If you’ve built up a network of Instagram accounts on a large scale and run them all through Jarvee, you’ll want to make sure you don’t leave any footprints. Why? Because otherwise there can be a massive wave of bans, where all your accounts are blocked at once. Once Instagram and their crawlers detect a connection between your accounts, it could lead to a violent domino effect. This is usually only the case if you manage over 10 accounts at once with one bot. I myself know some people who had hundreds of accounts and then lost 80% of them overnight. So the goal is to stay under the radar!
These measures will help you to do that:
- Do not use the same profile picture more than once
- Do not use the same profile description more than once
- Use different email addresses for account registration if possible
- Use different phone numbers for verification
- Use 4G proxies
- Do not post the same link on multiple accounts (you can use different URL shorteners like Tinyurl or Bitly)
- Do not post the same posts across multiple accounts
- Use Spintax to post different comments
You should definitely try to create the profile with the highest possible quality. Here is how to do it!
How does Instagram detect this “unnatural activity”?

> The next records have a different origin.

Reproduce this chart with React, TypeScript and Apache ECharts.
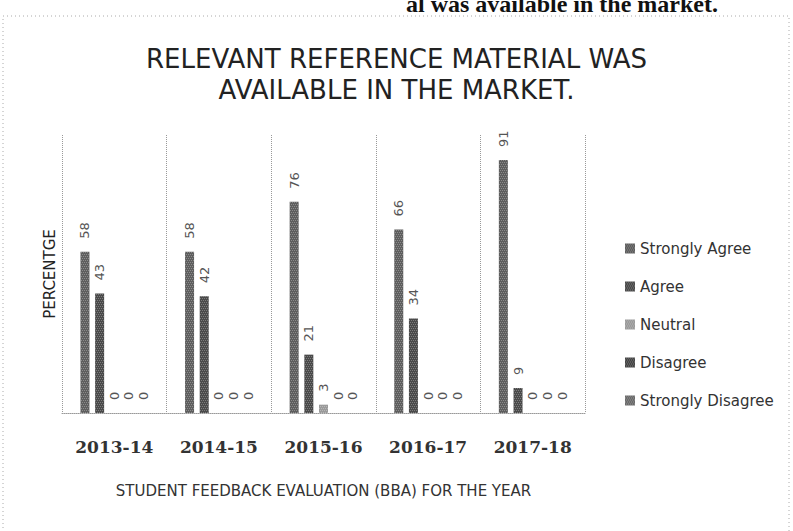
import React, { useEffect, useRef } from "react";
import * as echarts from "echarts";

const years = ["2013-14", "2014-15", "2015-16", "2016-17", "2017-18"];
const seriesNames = ["Strongly Agree", "Agree", "Neutral", "Disagree", "Strongly Disagree"];
const stronglyAgree = [58, 58, 76, 66, 91];
const agree = [43, 42, 21, 34, 9];
const neutral = [0, 0, 3, 0, 0];
const disagree = [0, 0, 0, 0, 0];
const stronglyDisagree = [0, 0, 0, 0, 0];
const seriesValues = [stronglyAgree, agree, neutral, disagree, stronglyDisagree];
const seriesColors = ["#5e5e5e", "#4a4a4a", "#9a9a9a", "#454545", "#6a6a6a"];
const titleLines = ["RELEVANT REFERENCE MATERIAL WAS", "AVAILABLE IN THE MARKET."];
const yAxisName = "PERCENTGE";
const xAxisName = "STUDENT FEEDBACK EVALUATION (BBA) FOR THE YEAR";
const headerFragment = "al was available in the market.";

const SANS = "'DejaVu Sans', 'Open Sans', sans-serif";

export default function App() {
  const ref = useRef<HTMLDivElement>(null);
  useEffect(() => {
    document.body.style.margin = "0";
    if (!ref.current) return;
    const chart = echarts.init(ref.current, null, { renderer: "svg" });
    const decal = {
      symbol: "rect",
      symbolSize: 1,
      dashArrayX: [[1, 1], [0, 1, 1, 0]],
      dashArrayY: [1, 1],
      color: "rgba(255,255,255,0.28)",
    };
    chart.setOption({
      animation: false,
      backgroundColor: "#ffffff",
      title: {
        text: titleLines.join("\n"),
        left: "center",
        top: 38,
        textStyle: {
          fontFamily: SANS,
          fontSize: 26,
          fontWeight: "normal",
          color: "#222",
          lineHeight: 31,
        },
      },
      graphic: [
        {
          type: "rect",
          shape: { x: 3, y: 16, width: 786, height: 530 },
          style: { fill: "none", stroke: "#aaa", lineWidth: 1, lineDash: [1, 3] },
          silent: true,
        },
        {
          type: "text",
          right: 75,
          top: -8,
          style: {
            text: headerFragment,
            font: "bold 24px 'Liberation Serif', 'DejaVu Serif', serif",
            fill: "#111",
          },
          silent: true,
        },
      ],
      legend: {
        orient: "vertical",
        left: 620,
        top: 236,
        itemWidth: 10,
        itemHeight: 10,
        itemGap: 23,
        icon: "rect",
        data: seriesNames,
        textStyle: { fontFamily: SANS, fontSize: 15, color: "#333" },
      },
      grid: { left: 62, right: 208, top: 135, bottom: 118 },
      xAxis: {
        type: "category",
        data: years,
        name: xAxisName,
        nameLocation: "middle",
        nameGap: 70,
        nameTextStyle: { fontFamily: SANS, fontSize: 15, color: "#333" },
        axisLine: { show: true, lineStyle: { color: "#999", type: "dotted" } },
        axisTick: { show: false },
        splitLine: { show: true, lineStyle: { color: "#999", type: "dotted" } },
        axisLabel: {
          margin: 25,
          fontFamily: "'DejaVu Serif', serif",
          fontSize: 17,
          fontWeight: "bold",
          color: "#333",
        },
      },
      yAxis: {
        type: "value",
        min: 0,
        max: 100,
        name: yAxisName,
        nameLocation: "middle",
        nameGap: 5,
        nameTextStyle: { fontFamily: SANS, fontSize: 15, color: "#222" },
        axisLine: { show: false },
        axisTick: { show: false },
        axisLabel: { show: false },
        splitLine: { show: false },
      },
      series: seriesNames.map((name, i) => ({
        name,
        type: "bar",
        data: seriesValues[i],
        barWidth: 9,
        barGap: "63%",
        itemStyle: { color: seriesColors[i], decal },
        label: {
          show: true,
          position: "top",
          rotate: 90,
          align: "left",
          verticalAlign: "middle",
          distance: 13,
          fontFamily: SANS,
          fontSize: 13,
          color: "#555",
        },
      })),
    });
    return () => chart.dispose();
  }, []);
  return <div ref={ref} style={{ width: 793, height: 531 }} />;
}
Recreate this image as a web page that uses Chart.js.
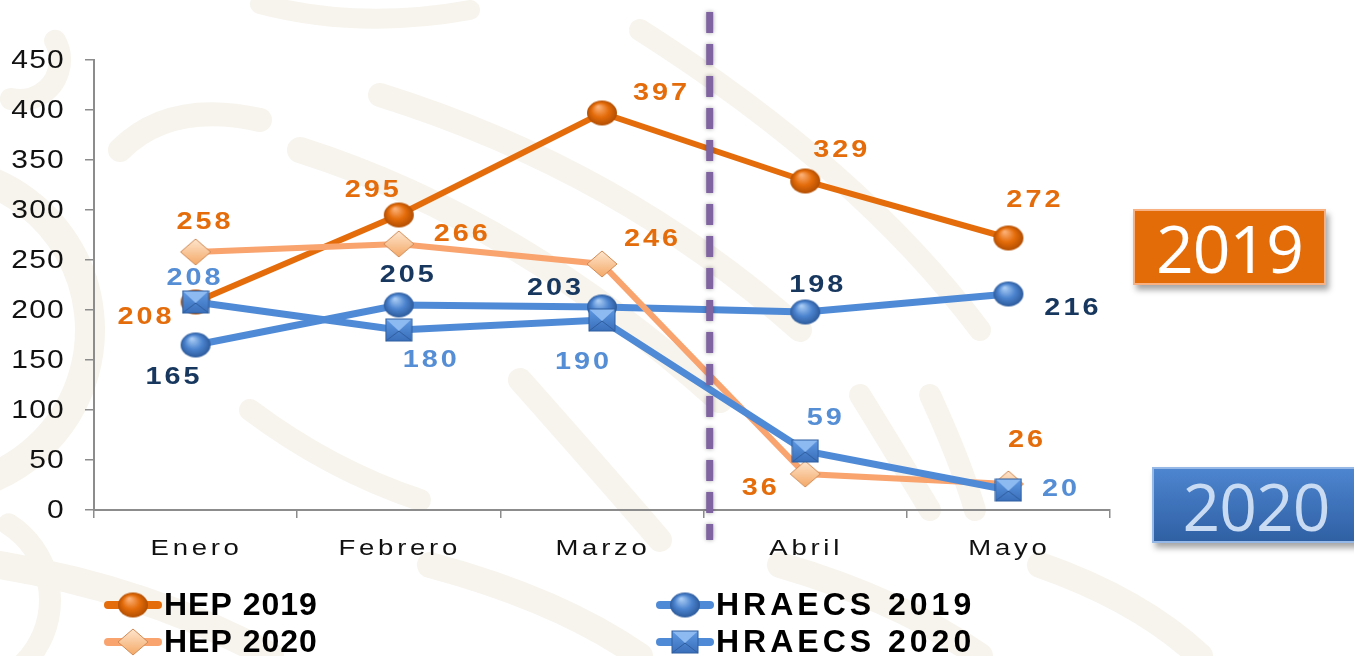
<!DOCTYPE html>
<html>
<head>
<meta charset="utf-8">
<script src="https://cdn.jsdelivr.net/npm/chart.js@4.4.1/dist/chart.umd.min.js"></script>
<style>
  html, body { margin: 0; padding: 0; background: #fff; }
  #wrap { position: relative; width: 1354px; height: 656px; overflow: hidden; }
  #chart { position: absolute; left: 0; top: 0; }
  .tag {
    position: absolute; box-sizing: border-box; height: 76px;
    display: flex; align-items: center; justify-content: center;
    font-family: "Open Sans", sans-serif; font-weight: 500; font-size: 66px;
    letter-spacing: -1px; box-shadow: 3px 5px 6px rgba(0,0,0,.35);
  }
  #tag2019 { left: 1133px; top: 209px; width: 193px; background: #E36C09; border: 2px solid #F7B183; color: #fff; }
  #tag2020 { left: 1152px; top: 467px; width: 212px; padding-right: 4px; background: linear-gradient(#4D85CF, #2F60A4); border: 2px solid #95B8E6; color: #C9DBF2; }
</style>
</head>
<body>
<div id="wrap">
  <canvas id="chart" width="1354" height="656"></canvas>
  <div class="tag" id="tag2019">2019</div>
  <div class="tag" id="tag2020">2020</div>
</div>
<script>
const CATEGORIES  = ["Enero", "Febrero", "Marzo", "Abril", "Mayo"];
const HEP_2019    = [208, 295, 397, 329, 272];
const HEP_2020    = [258, 266, 246, 36, 26];
const HRAECS_2019 = [165, 205, 203, 198, 216];
const HRAECS_2020 = [208, 180, 190, 59, 20];
const Y_MAX  = 450;
const Y_STEP = 50;

// where each value label sits, relative to its point (dx, dy in px)
const OFF_HEP_2019    = [[-51, 15], [-27, -25], [58, -20], [35, -31], [25, -38]];
const OFF_HEP_2020    = [[8, -30], [62, -10], [49, -25], [-46, 14], [17, -44]];
const OFF_HRAECS_2019 = [[-23, 32], [8, -30], [-48, -19], [11, -27], [63, 14]];
const OFF_HRAECS_2020 = [[-2, -24], [31, 30], [-20, 42], [19, -33], [51, -1]];

const ORANGE = "#E46C0A", SALMON = "#F9A36F", BLUE = "#4F8AD6";

// ---- marker images (shaded like the office-style markers) ----
function sphere(base, light, dark, w, h) {
  const c = document.createElement("canvas");
  c.width = w + 2; c.height = h + 2;
  const g = c.getContext("2d");
  g.translate(c.width / 2, c.height / 2);
  g.scale(1, h / w);
  const r = w / 2;
  const grad = g.createRadialGradient(-r * 0.25, -r * 0.5, r * 0.05, 0, 0, r);
  grad.addColorStop(0, light);
  grad.addColorStop(0.55, base);
  grad.addColorStop(1, dark);
  g.fillStyle = grad;
  g.beginPath(); g.arc(0, 0, r, 0, Math.PI * 2); g.fill();
  return c;
}

function diamond(w, h) {
  const c = document.createElement("canvas");
  c.width = w + 2; c.height = h + 2;
  const g = c.getContext("2d");
  g.translate(1, 1);
  const grad = g.createLinearGradient(0, 0, 0, h);
  grad.addColorStop(0, "#FEE6CE");
  grad.addColorStop(1, "#F4A866");
  g.fillStyle = grad;
  g.beginPath();
  g.moveTo(w / 2, 0); g.lineTo(w, h / 2); g.lineTo(w / 2, h); g.lineTo(0, h / 2); g.closePath();
  g.fill();
  g.strokeStyle = "#D08A55"; g.lineWidth = 1; g.stroke();
  return c;
}

function envelope(w, h) {
  const c = document.createElement("canvas");
  c.width = w + 2; c.height = h + 2;
  const g = c.getContext("2d");
  g.translate(1, 1);
  const grad = g.createLinearGradient(0, 0, 0, h);
  grad.addColorStop(0, "#5E98E2");
  grad.addColorStop(1, "#3A6FBA");
  g.fillStyle = grad; g.fillRect(0, 0, w, h);
  g.fillStyle = "#8DBAF0";
  g.beginPath(); g.moveTo(0, 0); g.lineTo(w, 0); g.lineTo(w / 2, h * 0.55); g.closePath(); g.fill();
  g.strokeStyle = "#2F5E9F"; g.lineWidth = 1;
  g.beginPath(); g.moveTo(0, h); g.lineTo(w / 2, h * 0.55); g.lineTo(w, h); g.stroke();
  g.strokeRect(0, 0, w, h);
  return c;
}

const MK_HEP19    = sphere(ORANGE, "#FBB077", "#B24E02", 30, 25);
const MK_HEP20    = diamond(30, 26);
const MK_HRAECS19 = sphere("#4C84CF", "#A9CCF4", "#2D5B9C", 30, 25);
const MK_HRAECS20 = envelope(26, 22);

// ---- faint background pattern ----
function drawPattern(ctx) {
  ctx.strokeStyle = "#F7F4ED";
  ctx.lineCap = "round";
  const curves = [
    [26, 300, 150, 520, 220, 720, 400],
    [24, 380, 95, 620, 170, 800, 330],
    [22, 640, 30, 860, 170, 980, 330],
    [24, 520, 380, 600, 470, 660, 540],
    [22, 860, 395, 900, 460, 930, 510],
    [22, 930, 395, 960, 460, 975, 510],
    [28, 0, 565, 150, 590, 270, 656],
    [26, 430, 565, 560, 600, 640, 656],
    [26, 780, 565, 900, 600, 980, 656],
    [26, 1040, 565, 1140, 600, 1200, 656],
    [20, 260, 4, 360, 30, 470, 10],
    [24, 120, 150, 170, 100, 260, 120],
    [22, 250, 410, 330, 470, 420, 500]
  ];
  curves.forEach(([w, x0, y0, cx, cy, x1, y1]) => {
    ctx.lineWidth = w;
    ctx.beginPath(); ctx.moveTo(x0, y0); ctx.quadraticCurveTo(cx, cy, x1, y1); ctx.stroke();
  });
  ctx.lineWidth = 30;
  ctx.beginPath(); ctx.arc(-70, 330, 160, -1.3, 1.4); ctx.stroke();
  ctx.lineWidth = 22;
  ctx.beginPath(); ctx.arc(-40, 600, 90, -1.0, 0.9); ctx.stroke();
  ctx.beginPath(); ctx.arc(20, 60, 40, -0.5, 1.8); ctx.stroke();
}

// text drawn a little wider than the font, like the stretched original
function wideText(ctx, text, x, y, sx) {
  ctx.save();
  ctx.translate(x, y);
  ctx.scale(sx, 1);
  ctx.fillText(text, 0, 0);
  ctx.restore();
}

const decor = {
  id: "decor",
  beforeDraw(chart) {
    const ctx = chart.ctx;
    ctx.save();
    ctx.fillStyle = "#fff";
    ctx.fillRect(0, 0, chart.width, chart.height);
    drawPattern(ctx);
    ctx.restore();
  },
  afterDatasetsDraw(chart) {
    const ctx = chart.ctx;
    const x = chart.scales.x;

    // dashed divider between Marzo and Abril
    const xd = x.getPixelForValue(2.53);
    ctx.save();
    ctx.strokeStyle = "#8064A2";
    ctx.lineWidth = 7;
    ctx.setLineDash([21, 11]);
    ctx.shadowColor = "rgba(0,0,0,0.35)";
    ctx.shadowBlur = 4;
    ctx.beginPath(); ctx.moveTo(xd, 12); ctx.lineTo(xd, 540); ctx.stroke();
    ctx.restore();

    // value labels
    ctx.save();
    ctx.font = "bold 24px 'Liberation Sans', Arial, sans-serif";
    ctx.letterSpacing = "2.5px";
    ctx.textAlign = "center";
    ctx.textBaseline = "middle";
    chart.data.datasets.forEach((ds, i) => {
      const meta = chart.getDatasetMeta(i);
      ctx.fillStyle = ds.labelColor;
      meta.data.forEach((pt, j) => {
        const [dx, dy] = ds.labelOffsets[j];
        wideText(ctx, String(ds.data[j]), pt.x + dx + 1.5, pt.y + dy, 1.2);
      });
    });
    ctx.restore();
  },
  afterDraw(chart) {
    const ctx = chart.ctx;
    const x = chart.scales.x;
    const y = chart.scales.y;

    // value axis labels
    ctx.save();
    ctx.font = "25px 'Liberation Sans', Arial, sans-serif";
    ctx.letterSpacing = "1px";
    ctx.fillStyle = "#111";
    ctx.textAlign = "right";
    ctx.textBaseline = "middle";
    y.ticks.forEach(t => wideText(ctx, String(t.value), 65, y.getPixelForValue(t.value) + 1, 1.2));
    ctx.restore();

    // category labels
    ctx.save();
    ctx.font = "22px 'Liberation Sans', Arial, sans-serif";
    ctx.letterSpacing = "3px";
    ctx.fillStyle = "#111";
    ctx.textAlign = "center";
    ctx.textBaseline = "alphabetic";
    CATEGORIES.forEach((c, i) => wideText(ctx, c, x.getPixelForTick(i) + 1, 555, 1.25));
    ctx.restore();

    // legend, 2 x 2
    const items = [
      { ds: 0, lx: 108, ly: 605, sp: 1 },
      { ds: 2, lx: 660, ly: 605, sp: 4 },
      { ds: 1, lx: 108, ly: 642, sp: 1 },
      { ds: 3, lx: 660, ly: 642, sp: 4 }
    ];
    ctx.save();
    ctx.font = "bold 32px 'Liberation Sans', Arial, sans-serif";
    ctx.textBaseline = "middle";
    ctx.textAlign = "left";
    items.forEach(it => {
      const ds = chart.data.datasets[it.ds];
      ctx.strokeStyle = ds.borderColor;
      ctx.lineWidth = 8;
      ctx.lineCap = "round";
      ctx.beginPath(); ctx.moveTo(it.lx, it.ly); ctx.lineTo(it.lx + 50, it.ly); ctx.stroke();
      const img = ds.pointStyle;
      ctx.drawImage(img, it.lx + 25 - img.width / 2, it.ly - img.height / 2);
      ctx.letterSpacing = it.sp + "px";
      ctx.fillStyle = "#000";
      ctx.fillText(ds.label, it.lx + 56, it.ly + 1);
    });
    ctx.restore();
  }
};

function series(label, data, color, width, marker, labelColor, offsets, order) {
  return {
    label, data, order,
    borderColor: color, backgroundColor: color, borderWidth: width,
    pointStyle: marker, pointRadius: 10, pointHoverRadius: 10,
    tension: 0, fill: false,
    labelColor, labelOffsets: offsets
  };
}

new Chart(document.getElementById("chart"), {
  type: "line",
  data: {
    labels: CATEGORIES,
    datasets: [
      series("HEP 2019", HEP_2019, ORANGE, 6, MK_HEP19, ORANGE, OFF_HEP_2019, 3),
      series("HEP 2020", HEP_2020, SALMON, 6, MK_HEP20, ORANGE, OFF_HEP_2020, 1),
      series("HRAECS 2019", HRAECS_2019, BLUE, 7, MK_HRAECS19, "#17375E", OFF_HRAECS_2019, 2),
      series("HRAECS 2020", HRAECS_2020, BLUE, 7, MK_HRAECS20, "#558ED5", OFF_HRAECS_2020, 0)
    ]
  },
  options: {
    responsive: false,
    animation: false,
    devicePixelRatio: 1,
    layout: { padding: { top: 60, right: 244, left: 0, bottom: 0 } },
    plugins: { legend: { display: false }, tooltip: { enabled: false } },
    scales: {
      x: {
        offset: true,
        grid: { offset: true, drawOnChartArea: false, tickLength: 8, color: "#8c8c8c", lineWidth: 1.5 },
        border: { color: "#8c8c8c", width: 2 },
        ticks: { display: false },
        afterFit(s) { s.height = 146; }
      },
      y: {
        min: 0, max: Y_MAX,
        ticks: { stepSize: Y_STEP, display: false },
        grid: { drawOnChartArea: false, tickLength: 9, color: "#8c8c8c", lineWidth: 1.5 },
        border: { color: "#8c8c8c", width: 2 },
        afterFit(s) { s.width = 94; }
      }
    }
  },
  plugins: [decor]
});
</script>
</body>
</html>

First of all, you have to understand that Instagram (just like Facebook, YouTube, Twitter, and all the other social networks) constantly collects and analyzes user data. Logically, this means that their algorithm can tell exactly when someone is using a bot and when they’re not.
Here is a small example: You wake up in the morning at home (location) at 8:31 a.m. (time), open your smartphone (they track your device, operating system, model number and software version) and scroll through the feed without liking or commenting on a post (user behavior). An hour later (time of day), you’re on the train (location), open Instagram again, and this time you like two posts, check out your friends’ Stories, and reply to two direct messages (user behavior). During your lunch break (time) at your workplace/university/school (location), you then publish a Story yourself and scroll through your feed or look at other profiles (user behavior). In the evening (time) you are back at home (location), open Instagram again and you like some posts and comment on them (user behavior).
This results in the following: Different locations, a rest period (at night while you sleep), always the same device, no recurring user behavior. So in the end: A natural user behavior. Instagram also recognizes how long you open the app and what kind of posts you interact with.
What does the whole thing look like now with a bot?
- Mostly always the same actions (follow, like, comment)
- Always the same location
- Always the same IP or internet connection
- No “random” behavior such as simply opening the app and scrolling
- Only certain posts are liked and commented on
- There are too many actions (e.g. several hundred users are followed per day)
These are just examples, but you know what I’m getting at. The more users Instagram has, the easier it is for the algorithm to learn and recognize what is a natural and what is unnatural behavior. Bad news: Instagram already has enough users to know who is possibly a bot and who is a real user. In addition, Instagram also has lots of bots, which show Instagram daily what such a bot behavior looks like.
How does Instagram detect spam links?
Instagram uses so-called crawlers, which check every external link for spam. Often these links are affiliates or links from advertising networks. If you can’t share your link because Instagram thinks it’s spam, you can easily avoid this by using a “pre-lander”. This pre-lander then links to the actual link that Instagram is actually blocking. This way you stay under the radar. What could you use as a pre-lander? Either your own websites or social media accounts such as Twitter. Link your Twitter account in the bio of your Instagram profile and there you post the links that you actually wanted to post on Instagram.
In general, I always recommend using a service or URL shortener like Bit.ly, because there you can see exactly who, when and where clicked on your link. This also gives you important statistics about your reach.